As terras, que agora são de propriedade do quilombo têm 98 hectares e fica na cidade de Simões Filho, na região metropolitana de Salvador. Essa foi a primeira titulação de terras na Bahia, segundo o defensor público federal André Porciúncula, que participou da cerimônia de assinatura.
“Somos uma comunidade carente, desde o passado até hoje. A gente nunca teve nada, porque a Marinha nunca deixou a gente ter nada. Eu nasci em casa de barro, com luz de candeeiro. E até 2017, a gente estava sem energia dentro da nossa comunidade. Todas essas vitórias, para a gente são muito grandes. Pode ser pequena para alguém, mas para nós é grande”, disse Olinda Oliveira, que também é quilombola e pescadora.
Longa disputa
Em meio à batalha judicial e entre tentativas de desapropriação, no ano de 2009, os quilombolas pediram uma intervenção do Ministério Público Federal (MPF) para provar que eles são remanescentes de escravizados e, portanto, tinham o direito de posse das terras.
A situação se arrastou por mais três anos e, só em julho de 2012, o Incra classificou a terra do Rio dos Macacos como uma área quilombola. Um relatório técnico foi emitido constatando que a comunidade era centenária e estava no local antes da chegada da Marinha.
O próximo passo seria o reconhecimento das terras pelo próprio Incra e o pedido de certificação da Fundação Cultural Palmares, mas a Marinha entrou com processo judicial e pediu a desocupação do quilombo, dias depois do relatório e a classificação do Incra.
O pedido foi acatado pela Justiça, em agosto de 2012, que determinou que 46 famílias quilombolas saíssem do local, sob pena de retirada compulsória. No mesmo período, a União fez uma proposta para que o Quilombo Rio dos Macacos mudasse de lugar, o que não foi para frente. Na época, o então ministro da Defesa, José Genoíno, disse que “O Brasil não vai abrir mão da Base Naval de Aratu”,
Já em 2014, o Incra fez a delimitação das terras dos quilombolas, mas somente três anos após emitir o relatório técnico de que a comunidade era centenária, o instituto reconheceu que a área ocupada era um quilombo.

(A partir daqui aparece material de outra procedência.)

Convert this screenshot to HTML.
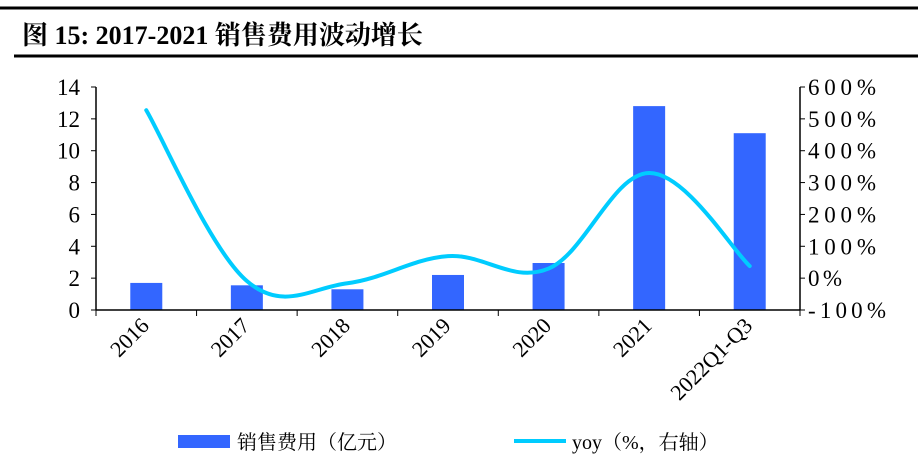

Desde então, os moradores passaram a aguardar a assinatura de titulação das próprias terras.
Violência
Por muitos anos, os quilombolas do Rio dos Macacos denunciaram ações violentas por parte de militares da Marinha, como invasões a residências e agressões, agressões. Em algumas delas, militares chegaram a ser afastados por causa de ações truculentas contra moradores.
Em nota, a Marinha informou que a missão constitucional dela está relacionada com a defesa do país e de sua população e que, por isso, não compactua com atos de opressão e violência, prezando sempre pelo cumprimento às leis. Ainda segundo a Marinha, as denúncias de ações violentas registradas, “tanto partindo de militares de serviço quanto de moradores da comunidade, tiveram o devido encaminhamento legal, por meio de Inquéritos Policiais Militares, os quais foram encaminhados à Justiça Militar para acompanhamento pelo Ministério Público Militar e demais órgãos competentes, adoção das devidas providências e, caso comprovadas as faltas, aplicação das sanções legais”.
O acesso dos quilombolas ao território era controlado pela Marinha, que muitas vezes impedia que visitas chegassem no local, como o Bando de Teatro Olodum, que já foi barrado na entrada. Muitos moradores também relataram agressões nesse acesso à área. Uma delas foi registrada por câmeras de segurança em 2014, quando duas pessoas foram agredidas pelos militares.
Em 2018, a Comissão Interamericana de Direitos Humanos (CIDH) da Organização dos Estados Americanos (OEA) esteve no quilombo para observar a situação de garantia dos direitos humanos da população no local. Na época, o G1 tentou acompanhar a visitação no local, mas o acesso da imprensa não foi autorizado pela Marinha.
Ainda em nota, a Marinha afirma que o principal acesso à comunidade Rio dos Macacos é feito pelo portão da Vila Naval da Barragem (VNB), “terreno da União sob administração da Marinha, área que, por ser militar, tem acesso restrito e controlado, cabendo à Marinha a obrigação legal de zelar pela sua segurança”.
A corporação ainda destaca que “o principal acesso à comunidade ainda é feito pela VNB, em virtude da resistência de representantes da comunidade à continuidade das obras da construção de vias de acesso independentes e de um muro ao redor da área da Marinha, devidamente autorizadas judicialmente”. Informações do G1.